Options uniqmaster and
uniqusing make the same claim for one
or the other half of the merge; uniq
is equivalent to specifying uniqmaster
and uniqusing.
- merge no longer limits the number of match (key) variables.
- merge has new option
keep(varlist) that
specifies the variables to be kept from the using data.
Similarly, keep(varlist)
has been added to append.
tsappend added
New command tsappend appends
observations in a time-series context.
tsappend uses the information set by
tsset, automatically fills in the time
variable, and fills in the panel variable if the panel variable was set.
More
Other improvements include the following:
- Existing command list has been
completely redone. Not only is output far more readable — and even
pretty — but programmers will want to use
list to format tables.
- New command isid verifies that a
variable or set of variables uniquely identifies the observations and so is
suitable for use with merge.
- Existing command describe
using will now allow you to specify a
varlist, so you can check whether a
variable exists in a dataset before merging or appending. Programmers will be
interested in the new varlist option,
which will leave in r() the names of the
variables in the dataset.
- Existing command codebook has new
option problems to report potential
problems in the data.
- New command labelbook is like
codebook, but is for value labels. In
addition to providing documentation, the output includes a list of potential
problems.
- New command numlabel prefixes
numerical values onto value labels and removes them. For example, the mapping
2 to ``Catholic'' becomes ``2. Catholic'' and vice versa.

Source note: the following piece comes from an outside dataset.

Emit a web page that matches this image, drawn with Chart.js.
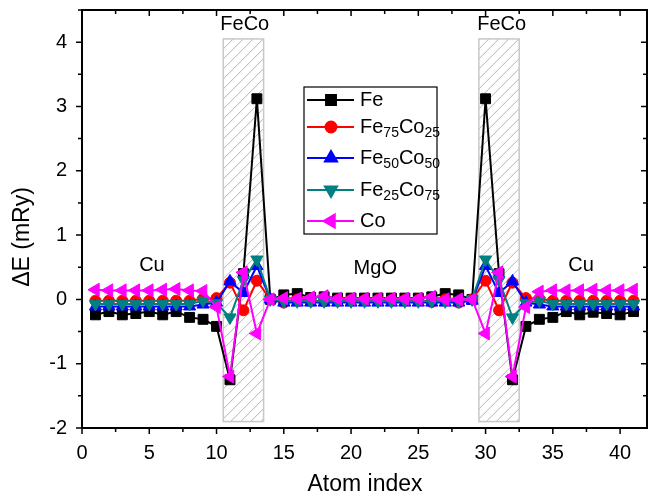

- New command duplicates reports, gives examples of, lists, browses,
tags, and/or drops duplicate observations.
- Existing command recode now allows a
varlist rather than a
varname, so several variables can be
recoded at once.
- Existing command recode has new option
generate() to specify that the transformed
variables be stored under different names than the originals.
- Existing command recode has a new option
prefix(), which is an alternative to
generate, to specify that the transformed
variables be given their original names with a prefix.
- Existing command sort has new option stable indicating that
within equal values of the sort keys, the observations appear in the same
order as they did originally.
- New command webuse loads the specified
dataset, obtaining it over the web. By default, datasets are obtained from
http://www.stata-press.com/data/r8/, but you can reset that.
- New command sysuse loads the specified
dataset that was shipped with Stata, plus any other datasets stored along the
ado-path.
- Existing command insheet has a new
delimiter(char) option that
allows you to specify an arbitrary character as the value separator.